*Given instruction*.
The lines from the top of the material through the line with "const title = '狭义乘用车月度生产走势';" are to be set down exactly. Leave the pictures out.

*Material*.
_____

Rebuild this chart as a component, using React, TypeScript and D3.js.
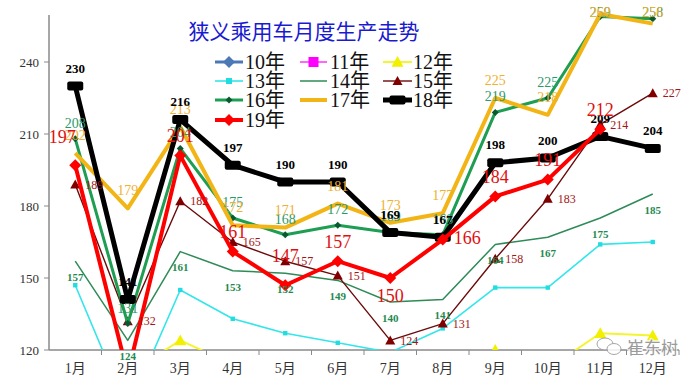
import React from 'react';
import * as d3 from 'd3';

const months = ['1月', '2月', '3月', '4月', '5月', '6月', '7月', '8月', '9月', '10月', '11月', '12月'];
const yTicks = [120, 150, 180, 210, 240];
const title = '狭义乘用车月度生产走势';

const y10 = [88, 70, 99, 92, 87, 82, 77, 80, 96, 94, 103, 108];
const y11 = [105, 86, 112, 100, 94, 98, 92, 100, 113, 110, 116, 118];
const y12 = [104, 110, 124, 114, 113, 112, 106, 111, 120, 112, 127, 126];
const y13 = [147, 95, 145, 133, 127, 123, 119, 129, 146, 146, 164, 165];
const y14 = [157, 124, 161, 153, 152, 149, 140, 141, 164, 167, 175, 185];
const y15 = [189, 132, 182, 165, 157, 151, 124, 131, 158, 183, 214, 227];
const y16 = [208, 131, 204, 175, 168, 172, 169, 168, 219, 225, 259, 258];
const y17 = [202, 179, 213, 172, 171, 181, 173, 177, 225, 218, 260, 256];
const y18 = [230, 141, 216, 197, 190, 190, 169, 167, 198, 200, 209, 204];
const y19 = [197, 110, 201, 161, 147, 157, 150, 166, 184, 191, 212, null];

type Marker = 'diamond' | 'square' | 'triangle' | 'small' | 'bar' | 'none';
type LabelStyle = { color: string; size: number; weight: string; mode: 'above' | 'below' | 'right'; dy: number } | null;

interface Series {
  name: string;
  values: (number | null)[];
  color: string;
  width: number;
  marker: Marker;
  mSize: number;
  mColor: string;
  label: LabelStyle;
}

const series: Series[] = [
  { name: '10年', values: y10, color: '#4a79b5', width: 3, marker: 'diamond', mSize: 6, mColor: '#4a79b5', label: null },
  { name: '11年', values: y11, color: '#ff33ff', width: 1.5, marker: 'square', mSize: 5, mColor: '#ff00ff', label: null },
  { name: '12年', values: y12, color: '#f4f430', width: 2, marker: 'triangle', mSize: 6, mColor: '#f0f000', label: null },
  { name: '13年', values: y13, color: '#33e6ea', width: 1.6, marker: 'small', mSize: 2.2, mColor: '#22dde0', label: null },
  { name: '14年', values: y14, color: '#2e8b57', width: 1.5, marker: 'none', mSize: 0, mColor: '#2e8b57', label: { color: '#1f8a4f', size: 11, weight: 'bold', mode: 'below', dy: 16 } },
  { name: '15年', values: y15, color: '#6b0a0a', width: 1.4, marker: 'triangle', mSize: 5, mColor: '#800000', label: { color: '#a31616', size: 12, weight: 'normal', mode: 'right', dy: 0 } },
  { name: '16年', values: y16, color: '#1e9e52', width: 3, marker: 'diamond', mSize: 3.5, mColor: '#0a5a30', label: { color: '#2a9a6a', size: 14, weight: 'normal', mode: 'above', dy: -16 } },
  { name: '17年', values: y17, color: '#f2b515', width: 4, marker: 'none', mSize: 0, mColor: '#f2b515', label: { color: '#f0b030', size: 14, weight: 'normal', mode: 'above', dy: -18 } },
  { name: '18年', values: y18, color: '#000000', width: 5, marker: 'bar', mSize: 8, mColor: '#000000', label: { color: '#000000', size: 13, weight: 'bold', mode: 'above', dy: -18 } },
  { name: '19年', values: y19, color: '#ff0000', width: 4, marker: 'diamond', mSize: 6, mColor: '#ff0000', label: { color: '#e01010', size: 18, weight: 'normal', mode: 'above', dy: -20 } },
];

// placement overrides for the large 19年 labels (month index -> side)
const place19: Record<number, string> = { 0: 'left', 4: 'high', 6: 'below', 7: 'right' };

const W = 700;
const H = 377;
const left = 49;
const right = 679;
const bottom = 350;
const top = 14;

const x = d3.scaleBand<string>().domain(months).range([left, right]);
const y = d3.scaleLinear().domain([120, 260]).range([bottom, top]);
const cx = (i: number) => (x(months[i]) as number) + x.bandwidth() / 2;

function markerNode(m: Marker, px: number, py: number, s: number, color: string, key: string) {
  switch (m) {
    case 'diamond':
      return <path key={key} d={`M${px},${py - s}L${px + s},${py}L${px},${py + s}L${px - s},${py}Z`} fill={color} />;
    case 'square':
      return <rect key={key} x={px - s} y={py - s} width={2 * s} height={2 * s} fill={color} />;
    case 'triangle':
      return <path key={key} d={`M${px},${py - s}L${px + s},${py + s * 0.8}L${px - s},${py + s * 0.8}Z`} fill={color} />;
    case 'small':
      return <rect key={key} x={px - s} y={py - s} width={2 * s} height={2 * s} fill={color} />;
    case 'bar':
      return <rect key={key} x={px - s} y={py - s / 2 - 0.5} width={2 * s} height={s + 1} rx={2} fill={color} />;
    default:
      return null;
  }
}

const legendCols = [
  { lx0: 215, lx1: 243, tx: 245 },
  { lx0: 300, lx1: 327, tx: 330 },
  { lx0: 383, lx1: 412, tx: 413 },
];
const legendRows = [62, 81, 100, 120];

export default function App() {
  const line = d3
    .line<number | null>()
    .defined((d) => d !== null)
    .x((_, i) => cx(i))
    .y((d) => y(d as number));

  const serif = '"Liberation Serif", "DejaVu Serif", "Noto Sans CJK SC", serif';

  return (
    <svg width={W} height={H} style={{ position: 'absolute', left: 0, top: 0, background: '#fff' }}>
      <defs>
        <clipPath id="plot">
          <rect x={left} y={0} width={right - left + 10} height={bottom - 0} />
        </clipPath>
      </defs>
      <rect x={0} y={0} width={W} height={H} fill="#fff" />

      {/* axes */}
      <line x1={left} x2={left} y1={15} y2={bottom} stroke="#8a8a8a" strokeWidth={1.5} />
      <line x1={left} x2={right} y1={bottom} y2={bottom} stroke="#8a8a8a" strokeWidth={1.5} />
      {yTicks.map((t) => (
        <g key={t}>
          <line x1={left - 5} x2={left} y1={y(t)} y2={y(t)} stroke="#8a8a8a" />
          <text x={39} y={y(t) + 4.5} textAnchor="end" fontSize={13} fontFamily={serif} fill="#333">
            {t}
          </text>
        </g>
      ))}
      {months.map((m, i) => (
        <g key={m}>
          <line x1={(x(m) as number) + x.bandwidth()} x2={(x(m) as number) + x.bandwidth()} y1={bottom} y2={bottom + 5} stroke="#8a8a8a" />
          <text x={cx(i)} y={373} textAnchor="middle" fontSize={14} fontFamily={serif} fill="#333">
            {m}
          </text>
        </g>
      ))}

      {/* title */}
      <text x={304} y={39} textAnchor="middle" fontSize={21} fontFamily='"Noto Sans CJK SC", sans-serif' fill="#1a1ad0">
        {title}
      </text>

      {/* legend */}
      {series.map((s, i) => {
        const col = legendCols[i % 3];
        const ry = legendRows[Math.floor(i / 3)];
        const mid = (col.lx0 + col.lx1) / 2;
        return (
          <g key={s.name}>
            <line x1={col.lx0} x2={col.lx1} y1={ry} y2={ry} stroke={s.color} strokeWidth={s.width} />
            {markerNode(s.marker, mid, ry, s.marker === 'bar' ? 8 : Math.max(s.mSize, 3), s.mColor, 'lm' + i)}
            <text x={col.tx} y={ry + 7} fontSize={20} fontFamily={serif} fill="#111">
              {s.name}
            </text>
          </g>
        );
      })}

      {/* lines and markers */}
      <g clipPath="url(#plot)">
        {series.map((s) => (
          <g key={s.name}>
            <path d={line(s.values) || ''} fill="none" stroke={s.color} strokeWidth={s.width} strokeLinejoin="round" />
            {s.values.map((v, i) => (v === null ? null : markerNode(s.marker, cx(i), y(v), s.mSize, s.mColor, s.name + i)))}
          </g>
        ))}
      </g>

      {/* data labels */}
      {series.map((s) =>
        s.label
          ? s.values.map((v, i) => {
              if (v === null || v < 120) return null;
              const L = s.label as NonNullable<LabelStyle>;
              let px = cx(i);
              let py = y(v);
              let anchor: 'middle' | 'start' | 'end' = 'middle';
              let cy = py + L.dy;
              if (L.mode === 'right') {
                px += 10;
                anchor = 'start';
                cy = py;
              }
              if (s.name === '19年') {
                const p = place19[i];
                if (p === 'left') {
                  px -= 13;
                  cy = py - 29;
                } else if (p === 'high') {
                  cy = py - 30;
                } else if (p === 'below') {
                  cy = py + 18;
                } else if (p === 'right') {
                  px += 11;
                  anchor = 'start';
                  cy = py - 2;
                }
              }
              cy = Math.max(cy, 12);
              return (
                <text
                  key={s.name + 'l' + i}
                  x={px}
                  y={cy + L.size * 0.35}
                  textAnchor={anchor}
                  fontSize={L.size}
                  fontWeight={L.weight}
                  fontFamily={serif}
                  fill={L.color}
                >
                  {v}
                </text>
              );
            })
          : null
      )}

      {/* watermark */}
      <g opacity={0.85}>
        <ellipse cx={605} cy={344} rx={8} ry={6} fill="#fff" stroke="#999" strokeWidth={1} />
        <ellipse cx={614} cy={349} rx={7} ry={5.5} fill="#fff" stroke="#999" strokeWidth={1} />
        <text x={627} y={354} fontSize={17} fontFamily='"Noto Sans CJK SC", sans-serif' fill="#8a8a8a" stroke="#fff" strokeWidth={2} paintOrder="stroke">
          崔东树
        </text>
      </g>
    </svg>
  );
}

_____

*Result of the task*.
Rebuild this chart as a component, using React, TypeScript and D3.js.
import React from 'react';
import * as d3 from 'd3';

const months = ['1月', '2月', '3月', '4月', '5月', '6月', '7月', '8月', '9月', '10月', '11月', '12月'];
const yTicks = [120, 150, 180, 210, 240];
const title = '狭义乘用车月度生产走势';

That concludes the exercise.